• Requirement:
The lines beneath this instruction, from the first through the one containing "import * as echarts from 'echarts';", must be transcribed exactly; no other line belongs in the output.

• Data block:
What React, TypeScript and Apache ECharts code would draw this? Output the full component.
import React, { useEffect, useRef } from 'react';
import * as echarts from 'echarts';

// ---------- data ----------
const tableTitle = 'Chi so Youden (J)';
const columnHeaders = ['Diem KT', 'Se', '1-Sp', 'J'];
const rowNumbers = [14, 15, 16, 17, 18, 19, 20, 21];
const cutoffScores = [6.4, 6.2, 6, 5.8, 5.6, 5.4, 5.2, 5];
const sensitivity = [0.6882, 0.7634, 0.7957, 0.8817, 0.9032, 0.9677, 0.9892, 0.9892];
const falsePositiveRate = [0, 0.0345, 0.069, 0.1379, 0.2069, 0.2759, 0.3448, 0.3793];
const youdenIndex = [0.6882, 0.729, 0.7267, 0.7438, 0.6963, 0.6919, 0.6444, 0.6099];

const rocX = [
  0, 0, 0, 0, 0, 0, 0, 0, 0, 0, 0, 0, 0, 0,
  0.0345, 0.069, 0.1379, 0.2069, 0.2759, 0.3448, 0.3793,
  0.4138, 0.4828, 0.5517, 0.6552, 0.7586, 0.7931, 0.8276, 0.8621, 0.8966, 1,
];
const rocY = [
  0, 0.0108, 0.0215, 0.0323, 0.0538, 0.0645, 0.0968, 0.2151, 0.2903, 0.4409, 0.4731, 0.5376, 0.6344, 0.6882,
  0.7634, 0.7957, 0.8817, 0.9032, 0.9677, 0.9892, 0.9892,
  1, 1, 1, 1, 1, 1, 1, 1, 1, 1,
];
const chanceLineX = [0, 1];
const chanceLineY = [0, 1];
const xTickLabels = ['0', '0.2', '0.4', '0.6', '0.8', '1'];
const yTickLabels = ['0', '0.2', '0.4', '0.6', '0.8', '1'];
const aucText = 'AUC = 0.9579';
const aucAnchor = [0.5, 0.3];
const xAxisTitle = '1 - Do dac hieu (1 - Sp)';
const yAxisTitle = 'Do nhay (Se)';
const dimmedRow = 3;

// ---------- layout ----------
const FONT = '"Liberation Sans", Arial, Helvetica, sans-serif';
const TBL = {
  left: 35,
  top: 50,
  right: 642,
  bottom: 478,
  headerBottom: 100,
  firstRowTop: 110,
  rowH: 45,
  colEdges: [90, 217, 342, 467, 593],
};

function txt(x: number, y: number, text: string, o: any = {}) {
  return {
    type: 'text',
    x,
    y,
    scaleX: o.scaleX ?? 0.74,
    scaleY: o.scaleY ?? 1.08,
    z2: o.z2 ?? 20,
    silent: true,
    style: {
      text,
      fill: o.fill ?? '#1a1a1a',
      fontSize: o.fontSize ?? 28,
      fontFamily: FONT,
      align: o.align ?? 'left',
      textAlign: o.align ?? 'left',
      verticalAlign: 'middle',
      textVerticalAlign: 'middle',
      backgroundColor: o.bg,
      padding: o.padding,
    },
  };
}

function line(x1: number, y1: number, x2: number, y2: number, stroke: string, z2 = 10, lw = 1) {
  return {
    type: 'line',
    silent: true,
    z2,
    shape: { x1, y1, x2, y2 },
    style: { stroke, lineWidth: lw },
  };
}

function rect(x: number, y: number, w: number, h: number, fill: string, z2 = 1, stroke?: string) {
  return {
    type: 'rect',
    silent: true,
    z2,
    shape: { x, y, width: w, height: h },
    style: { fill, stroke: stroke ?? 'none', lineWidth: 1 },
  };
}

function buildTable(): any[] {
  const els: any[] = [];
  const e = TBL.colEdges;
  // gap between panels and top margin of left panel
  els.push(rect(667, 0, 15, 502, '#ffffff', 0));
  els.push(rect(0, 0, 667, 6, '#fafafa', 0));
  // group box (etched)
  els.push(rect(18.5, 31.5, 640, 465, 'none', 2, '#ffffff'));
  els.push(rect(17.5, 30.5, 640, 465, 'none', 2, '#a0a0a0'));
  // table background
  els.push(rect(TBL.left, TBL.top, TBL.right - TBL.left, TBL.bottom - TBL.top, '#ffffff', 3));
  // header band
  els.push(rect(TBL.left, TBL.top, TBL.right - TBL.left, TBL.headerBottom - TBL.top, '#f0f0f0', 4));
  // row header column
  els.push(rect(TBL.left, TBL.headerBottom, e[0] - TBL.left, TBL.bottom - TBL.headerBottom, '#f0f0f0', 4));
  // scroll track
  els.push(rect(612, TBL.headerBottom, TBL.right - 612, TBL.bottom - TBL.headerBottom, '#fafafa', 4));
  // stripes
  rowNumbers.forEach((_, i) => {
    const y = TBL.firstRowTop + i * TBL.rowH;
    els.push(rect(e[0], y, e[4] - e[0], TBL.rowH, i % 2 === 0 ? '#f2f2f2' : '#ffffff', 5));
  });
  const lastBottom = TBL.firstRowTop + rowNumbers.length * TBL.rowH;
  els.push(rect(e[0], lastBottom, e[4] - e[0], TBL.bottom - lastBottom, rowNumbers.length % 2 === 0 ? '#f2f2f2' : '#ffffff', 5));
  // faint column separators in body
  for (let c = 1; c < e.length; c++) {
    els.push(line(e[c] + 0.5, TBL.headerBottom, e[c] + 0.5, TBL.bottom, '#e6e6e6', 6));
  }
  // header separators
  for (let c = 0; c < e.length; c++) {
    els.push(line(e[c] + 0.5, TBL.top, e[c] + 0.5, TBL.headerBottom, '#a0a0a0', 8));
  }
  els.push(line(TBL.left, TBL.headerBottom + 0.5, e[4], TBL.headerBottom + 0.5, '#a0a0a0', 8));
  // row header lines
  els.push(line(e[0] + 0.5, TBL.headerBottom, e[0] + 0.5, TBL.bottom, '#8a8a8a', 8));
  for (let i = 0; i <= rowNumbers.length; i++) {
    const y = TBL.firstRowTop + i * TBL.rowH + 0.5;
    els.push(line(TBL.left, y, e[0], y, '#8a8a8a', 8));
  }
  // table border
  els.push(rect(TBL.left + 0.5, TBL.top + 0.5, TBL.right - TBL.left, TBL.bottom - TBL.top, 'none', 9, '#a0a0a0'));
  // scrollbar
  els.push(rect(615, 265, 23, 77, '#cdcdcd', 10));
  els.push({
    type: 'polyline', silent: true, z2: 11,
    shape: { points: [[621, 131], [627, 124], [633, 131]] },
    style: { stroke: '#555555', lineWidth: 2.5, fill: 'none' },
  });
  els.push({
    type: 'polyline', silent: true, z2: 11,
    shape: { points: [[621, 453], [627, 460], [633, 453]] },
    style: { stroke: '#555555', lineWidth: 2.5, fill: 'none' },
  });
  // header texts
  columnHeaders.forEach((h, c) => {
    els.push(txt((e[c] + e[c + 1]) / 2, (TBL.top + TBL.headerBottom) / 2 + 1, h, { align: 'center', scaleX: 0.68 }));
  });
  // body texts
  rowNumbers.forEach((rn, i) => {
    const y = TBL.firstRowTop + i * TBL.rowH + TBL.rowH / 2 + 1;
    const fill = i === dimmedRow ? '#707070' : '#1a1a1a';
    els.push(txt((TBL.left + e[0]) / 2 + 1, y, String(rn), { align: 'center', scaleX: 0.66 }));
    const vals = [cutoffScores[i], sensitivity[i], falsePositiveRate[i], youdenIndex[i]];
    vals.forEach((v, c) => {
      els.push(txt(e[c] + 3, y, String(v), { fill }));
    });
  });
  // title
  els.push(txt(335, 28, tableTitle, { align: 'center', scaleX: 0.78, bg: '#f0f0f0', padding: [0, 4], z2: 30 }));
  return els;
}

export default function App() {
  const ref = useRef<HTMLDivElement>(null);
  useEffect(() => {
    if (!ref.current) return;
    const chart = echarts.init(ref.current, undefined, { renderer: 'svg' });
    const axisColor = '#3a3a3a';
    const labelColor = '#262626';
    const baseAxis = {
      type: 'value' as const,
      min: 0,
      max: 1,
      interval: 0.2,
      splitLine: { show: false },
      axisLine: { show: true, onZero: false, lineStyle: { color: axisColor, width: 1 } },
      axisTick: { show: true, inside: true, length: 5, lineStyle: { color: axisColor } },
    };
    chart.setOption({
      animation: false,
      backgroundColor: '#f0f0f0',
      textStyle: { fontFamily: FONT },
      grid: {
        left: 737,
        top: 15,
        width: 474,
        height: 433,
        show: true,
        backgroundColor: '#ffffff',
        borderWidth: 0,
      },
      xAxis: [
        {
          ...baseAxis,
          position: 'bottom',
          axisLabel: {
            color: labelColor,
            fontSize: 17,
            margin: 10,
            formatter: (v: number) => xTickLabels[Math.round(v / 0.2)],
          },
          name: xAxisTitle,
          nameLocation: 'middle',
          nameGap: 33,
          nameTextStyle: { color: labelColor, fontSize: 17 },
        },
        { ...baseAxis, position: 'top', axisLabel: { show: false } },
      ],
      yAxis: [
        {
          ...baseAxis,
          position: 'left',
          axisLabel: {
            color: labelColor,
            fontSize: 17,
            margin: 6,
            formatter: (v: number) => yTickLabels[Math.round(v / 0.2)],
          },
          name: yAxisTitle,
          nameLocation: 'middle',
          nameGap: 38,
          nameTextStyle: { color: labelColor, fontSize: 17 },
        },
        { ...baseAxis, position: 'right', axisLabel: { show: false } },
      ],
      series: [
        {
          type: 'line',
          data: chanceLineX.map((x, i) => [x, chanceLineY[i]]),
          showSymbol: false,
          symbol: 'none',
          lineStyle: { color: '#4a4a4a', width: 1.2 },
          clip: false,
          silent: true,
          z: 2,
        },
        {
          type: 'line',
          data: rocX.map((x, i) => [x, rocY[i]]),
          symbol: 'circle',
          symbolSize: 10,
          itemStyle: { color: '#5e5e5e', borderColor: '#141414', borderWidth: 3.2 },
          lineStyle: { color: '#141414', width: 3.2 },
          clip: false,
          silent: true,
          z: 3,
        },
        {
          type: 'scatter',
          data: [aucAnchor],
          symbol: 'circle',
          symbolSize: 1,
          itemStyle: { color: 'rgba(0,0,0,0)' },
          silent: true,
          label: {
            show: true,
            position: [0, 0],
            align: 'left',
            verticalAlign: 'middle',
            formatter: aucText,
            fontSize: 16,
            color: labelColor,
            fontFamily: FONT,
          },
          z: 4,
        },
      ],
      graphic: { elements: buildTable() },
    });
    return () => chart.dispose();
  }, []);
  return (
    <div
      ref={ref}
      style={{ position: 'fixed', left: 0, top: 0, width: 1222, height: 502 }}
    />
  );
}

• The completed task:
What React, TypeScript and Apache ECharts code would draw this? Output the full component.
import React, { useEffect, useRef } from 'react';
import * as echarts from 'echarts';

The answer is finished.